Track champion at Electric City Speedway and at Valley Speedway – his IMCA career 100th win came on June 1 at Grain Valley – Raffurty also four-peated as the Missouri State king.
He’d started 2024 with another successful Southern swing, winning the night two show at Ocala Speedway’s Brick City Nationals and night three at Hendry County Motorsports Park’s Sugar Bowl Winter Nationals in Florida before sweeping Clash at the County at Grayson County Speedway in Texas.
“We didn’t worry about getting the 100th win, or any win. We just raced. If the wins came, they came, and if they didn’t, they didn’t,” reasoned Raffurty, “but I also knew that going down to Florida and Texas and getting any wins early in the year would make it easier to for us to get a head start at making a run for another national championship.”
He’d first heard of Grayson County when Mike Kennedy called and asked him if he’d like to run his car there. Kennedy picked him up on the way from Boone, Iowa, to Bells where he raced to the sweep on an uncharacteristically cold weekend.
“That was the first time I’d ever driven somebody else’s car in a race,” said Raffurty, who’d finish sixth the second time, piloting brother Michael’s car in a weekly show at Marshalltown.
“And that was a result,” he said, “of when a 300-pound driver gets in a 170-pound driver’s car without changing anything.”
His only other finish outside the top was a DNS when running with the Mod Lites of Arkansas at Arrowhead Speedway in early May after his motor blew up in his heat.
Raffurty promptly won six straight features after that, then 13 in a row after the sixth-place showing at Marshalltown.

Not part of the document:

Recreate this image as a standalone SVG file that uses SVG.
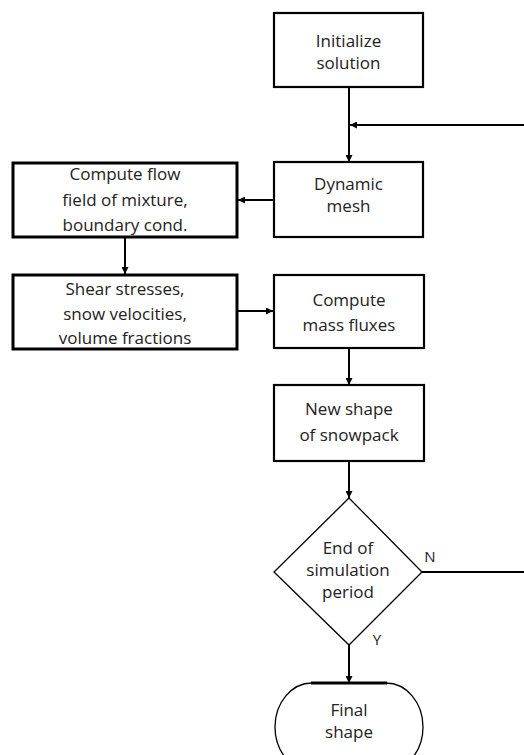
<svg xmlns="http://www.w3.org/2000/svg" width="524" height="755" viewBox="0 0 524 755">
<defs>
<marker id="ah" viewBox="0 0 10 10" refX="10" refY="5" markerWidth="8" markerHeight="7" markerUnits="userSpaceOnUse" orient="auto">
<path d="M0,0 L10,5 L0,10 Z" fill="#000"/>
</marker>
<style>
.box{fill:#fff;stroke:#000;stroke-width:2.2}
.lbox{fill:#fff;stroke:#000;stroke-width:3}
.thin{fill:#fff;stroke:#000;stroke-width:1.3}
.t{font-family:"Open Sans","DejaVu Sans",sans-serif;font-size:17px;fill:#222;text-anchor:middle}
.s{font-family:"Open Sans","DejaVu Sans",sans-serif;font-size:15px;fill:#222;text-anchor:middle}
.c{fill:none;stroke:#000;stroke-width:2}
</style>
</defs>
<rect width="524" height="755" fill="#fff"/>
<g id="connectors">
<line class="c" x1="349" y1="87" x2="349" y2="162" marker-end="url(#ah)"/>
<line class="c" x1="524" y1="125" x2="350" y2="125" marker-end="url(#ah)"/>
<line class="c" x1="273" y1="200" x2="238" y2="200" marker-end="url(#ah)"/>
<line class="c" x1="125" y1="238" x2="125" y2="274" marker-end="url(#ah)"/>
<line class="c" x1="238" y1="311" x2="273" y2="311" marker-end="url(#ah)"/>
<line class="c" x1="349" y1="348" x2="349" y2="385" marker-end="url(#ah)"/>
<line class="c" x1="349" y1="461" x2="349" y2="498" marker-end="url(#ah)"/>
<line class="c" x1="422" y1="572" x2="524" y2="572"/>
<line class="c" x1="349" y1="645" x2="349" y2="683" marker-end="url(#ah)"/>
<text class="s" x="430" y="562">N</text>
<text class="s" x="377" y="645">Y</text>
</g>
<g id="initialize">
<rect class="box" x="274" y="13" width="149" height="74"/>
<text class="t" x="348.5" y="47">Initialize</text>
<text class="t" x="348.5" y="69">solution</text>
</g>
<g id="dynamic-mesh">
<rect class="box" x="274" y="162" width="149" height="75"/>
<text class="t" x="348.5" y="190">Dynamic</text>
<text class="t" x="348.5" y="212">mesh</text>
</g>
<g id="compute-flow">
<rect class="lbox" x="13" y="163" width="224" height="74"/>
<text class="t" x="125" y="180">Compute flow</text>
<text class="t" x="125" y="206">field of mixture,</text>
<text class="t" x="125" y="231">boundary cond.</text>
</g>
<g id="shear-stresses">
<rect class="lbox" x="13" y="275" width="224" height="74"/>
<text class="t" x="125" y="295">Shear stresses,</text>
<text class="t" x="125" y="320">snow velocities,</text>
<text class="t" x="125" y="344">volume fractions</text>
</g>
<g id="mass-fluxes">
<rect class="box" x="274" y="275" width="150" height="73"/>
<text class="t" x="349" y="306">Compute</text>
<text class="t" x="349" y="331">mass fluxes</text>
</g>
<g id="new-shape">
<rect class="box" x="274" y="385" width="150" height="76"/>
<text class="t" x="349" y="415">New shape</text>
<text class="t" x="349" y="441">of snowpack</text>
</g>
<g id="end-decision">
<polygon class="thin" points="349,498 422,572 349,645 274,572"/>
<text class="t" x="348" y="554">End of</text>
<text class="t" x="348" y="576">simulation</text>
<text class="t" x="348" y="598">period</text>
</g>
<g id="final-shape">
<path class="thin" d="M312,683 L386,683 A37,44 0 0 1 386,771 L312,771 A37,44 0 0 1 312,683 Z"/>
<line x1="311" y1="683" x2="387" y2="683" stroke="#000" stroke-width="3"/>
<text class="t" x="349" y="716">Final</text>
<text class="t" x="349" y="738">shape</text>
</g>
</svg>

“There was a while there when I had a bunch of motor issues but we finally got them figured out. I knew I had to hunker down and get some good finishes to fill the gap it the national points and it all worked out,” Raffurty said. “The bad luck got over and we got on a streak.”
The division leader with 118 career feature wins, his 75 percent winning clip this season was actually the lowest of his four years in IMCA, a shade under his 2021 mark. Career-wise, Raffurty has won an amazing 79 percent of his IMCA Speedway Motors Weekly Racing starts.
“It’s pretty cool when you don’t pay attention to that stuff and all of a sudden you find out there was some record here or this record or something that was broken. It’s cool when that stuff pops up along the way,” Raffurty said.
“What’s interesting is that every year there has been a different person or different people I had to beat for the national championship,” he added. “Josh May in 2021, Joel Huggins and Randy Bryan in 2022, Stevie Throop last year and Jaedon McDowell and Jon Padilla this season.”
“It’s cool to be able to consistently race for and win the national championship.”
Raffurty was again joined in the national point standings by brother and crew chief Michael, fourth, cousin Justin, fifth; and uncle Jeff, 13th.